Conversation Starters That Don't Feel Cringe
How to begin a real conversation with someone you just matched with.
"Hey" doesn't work. But neither does a paragraph-length introduction that feels like a job application. Here's a framework for opening messages that actually start real conversations.
Why most opening messages fail
They're either too generic ("hey, how are you?") or too try-hard ("I noticed you like hiking - what's your most memorable trail?"). Both feel performative. Both put the burden on the other person to generate something interesting.
The principle that changes everything
Good first messages aren't clever. They're specific and they invite a specific response. They show you paid attention - and they give the other person somewhere to go.
Based on MBTI type
- For NTs (INTJ, ENTJ, INTP, ENTP): "I saw you're into [X]. What's the most interesting thing you've learned about it that most people get wrong?"
- For NFs (INFJ, ENFJ, INFP, ENFP): "What's something you care about that most people don't take seriously enough?"
- For SJs (ISTJ, ESTJ, ISFJ, ESFJ): "What's a place or tradition that genuinely feels like home to you?"
- For SPs (ISTP, ESTP, ISFP, ESFP): "What's something you've gotten really good at that you could teach someone in an afternoon?"

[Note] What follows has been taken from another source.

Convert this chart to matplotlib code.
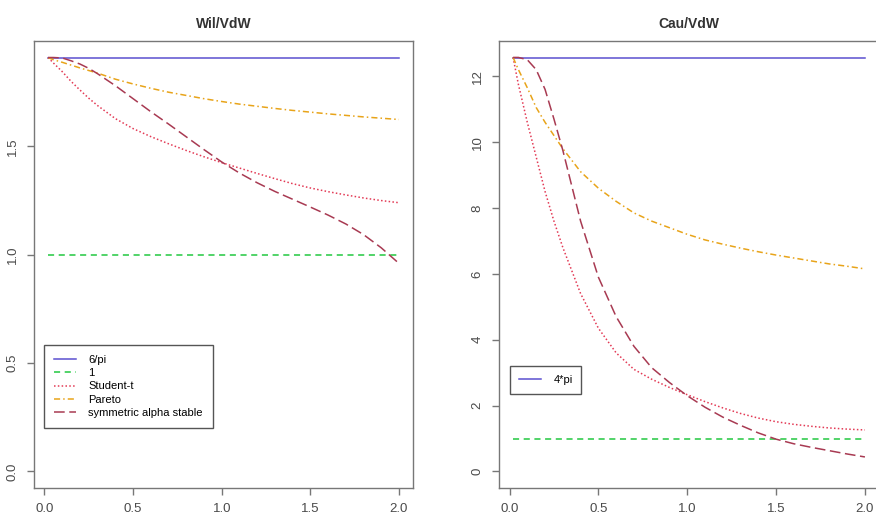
import matplotlib
matplotlib.use("Agg")
import matplotlib.pyplot as plt
import numpy as np

plt.rcParams['font.family'] = ['Liberation Sans', 'DejaVu Sans']

# grid of alpha values on which the ratios were evaluated
x = [0.02, 0.05, 0.1, 0.15, 0.2, 0.25, 0.3, 0.4, 0.5, 0.6, 0.7, 0.8,
     0.9, 1.0, 1.1, 1.2, 1.3, 1.4, 1.5, 1.6, 1.7, 1.8, 1.9, 2.0]

# Wil/VdW panel
wil_student = [1.91, 1.885, 1.845, 1.80, 1.76, 1.722, 1.688, 1.628, 1.582, 1.545, 1.512, 1.481,
               1.452, 1.425, 1.40, 1.375, 1.351, 1.328, 1.308, 1.291, 1.276, 1.262, 1.25, 1.24]
wil_pareto = [1.91, 1.90, 1.888, 1.875, 1.862, 1.85, 1.838, 1.81, 1.788, 1.768, 1.75, 1.735,
              1.72, 1.707, 1.695, 1.685, 1.675, 1.666, 1.658, 1.65, 1.643, 1.636, 1.63, 1.624]
wil_stable = [1.91, 1.91, 1.908, 1.895, 1.88, 1.86, 1.835, 1.78, 1.72, 1.66, 1.603, 1.544,
              1.485, 1.428, 1.377, 1.332, 1.292, 1.256, 1.22, 1.183, 1.142, 1.093, 1.032, 0.96]

# Cau/VdW panel
cau_student = [12.57, 11.75, 10.6, 9.55, 8.5, 7.6, 6.8, 5.4, 4.35, 3.6, 3.1, 2.8,
               2.55, 2.33, 2.12, 1.93, 1.76, 1.62, 1.51, 1.43, 1.37, 1.32, 1.285, 1.26]
cau_pareto = [12.57, 12.2, 11.65, 11.05, 10.6, 10.2, 9.8, 9.1, 8.6, 8.2, 7.85, 7.6,
              7.4, 7.2, 7.03, 6.9, 6.78, 6.67, 6.57, 6.48, 6.39, 6.3, 6.23, 6.15]
cau_stable = [12.57, 12.57, 12.5, 12.2, 11.6, 10.7, 9.75, 7.6, 5.9, 4.7, 3.8, 3.15,
              2.70, 2.30, 1.95, 1.65, 1.4, 1.17, 0.98, 0.84, 0.73, 0.63, 0.53, 0.44]

c_blue = '#5b50d0'
c_green = '#22c840'
c_red = '#e33a55'
c_orange = '#e8a41a'
c_brown = '#a83a52'
grey = '#777777'
lw = 1.1

fig = plt.figure(figsize=(8.76, 5.2), dpi=100)
ax1 = fig.add_axes([34 / 876, 32 / 520, 379 / 876, 447 / 520])
ax2 = fig.add_axes([499 / 876, 32 / 520, 380 / 876, 447 / 520])

xs = np.array(x)


def style(ax, ylo, yhi, yticks, ylabels, title):
    pad_x = (2.0 - 0.02) * 0.04
    ax.set_xlim(0.02 - pad_x, 2.0 + pad_x)
    pad_y = (yhi - ylo) * 0.04
    ax.set_ylim(ylo - pad_y, yhi + pad_y)
    ax.set_xticks([0.0, 0.5, 1.0, 1.5, 2.0])
    ax.set_xticklabels(['0.0', '0.5', '1.0', '1.5', '2.0'])
    ax.set_yticks(yticks)
    ax.set_yticklabels(ylabels, rotation=90, va='center')
    for sp in ax.spines.values():
        sp.set_color(grey)
        sp.set_linewidth(1.0)
    ax.tick_params(colors=grey, labelcolor='#4a4a4a', labelsize=9.5,
                   direction='out', length=5, width=1.0, pad=6)
    ax.set_title(title, fontsize=10, fontweight='bold', color='#333333', pad=9)


# left panel
ax1.plot(xs, np.full(len(xs), 6 / np.pi), color=c_blue, lw=lw, label='6/pi')
ax1.plot(xs, np.ones(len(xs)), color=c_green, lw=lw, ls=(0, (4, 3)), label='1')
ax1.plot(xs, wil_student, color=c_red, lw=lw, ls=(0, (1, 1.5)), label='Student-t')
ax1.plot(xs, wil_pareto, color=c_orange, lw=lw, ls=(0, (4, 2, 1, 2)), label='Pareto')
ax1.plot(xs, wil_stable, color=c_brown, lw=lw, ls=(0, (7, 3)), label='symmetric alpha stable')
style(ax1, 0, 6 / np.pi, [0.0, 0.5, 1.0, 1.5], ['0.0', '0.5', '1.0', '1.5'], 'Wil/VdW')
leg = ax1.legend(loc='lower left', bbox_to_anchor=(0.026, 0.134), borderaxespad=0,
                 fontsize=8, fancybox=False, framealpha=1, edgecolor='#555555',
                 handlelength=2.0, labelspacing=0.3, borderpad=0.9,
                 handletextpad=1.1)
leg.get_frame().set_linewidth(1.0)

# right panel
ax2.plot(xs, np.full(len(xs), 4 * np.pi), color=c_blue, lw=lw, label='4*pi')
ax2.plot(xs, np.ones(len(xs)), color=c_green, lw=lw, ls=(0, (4, 3)))
ax2.plot(xs, cau_student, color=c_red, lw=lw, ls=(0, (1, 1.5)))
ax2.plot(xs, cau_pareto, color=c_orange, lw=lw, ls=(0, (4, 2, 1, 2)))
ax2.plot(xs, cau_stable, color=c_brown, lw=lw, ls=(0, (7, 3)))
style(ax2, 0, 4 * np.pi, [0, 2, 4, 6, 8, 10, 12], ['0', '2', '4', '6', '8', '10', '12'], 'Cau/VdW')
leg2 = ax2.legend(loc='lower left', bbox_to_anchor=(0.029, 0.21), borderaxespad=0,
                  fontsize=8, fancybox=False, framealpha=1, edgecolor='#555555',
                  handlelength=2.0, borderpad=0.8, handletextpad=1.1)
leg2.get_frame().set_linewidth(1.0)

fig.savefig('out.png', dpi=100)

Attachment style-aware openers
If you know someone is anxiously attached, messaging that's warm and low-pressure tends to land better. For avoidants, giving space and not requiring immediate depth tends to work. Secure people respond to almost anything genuine.
The simplest framework
Notice something specific → make a genuine observation → ask one open question. That's it. Specific + curious + open = a conversation that might actually go somewhere.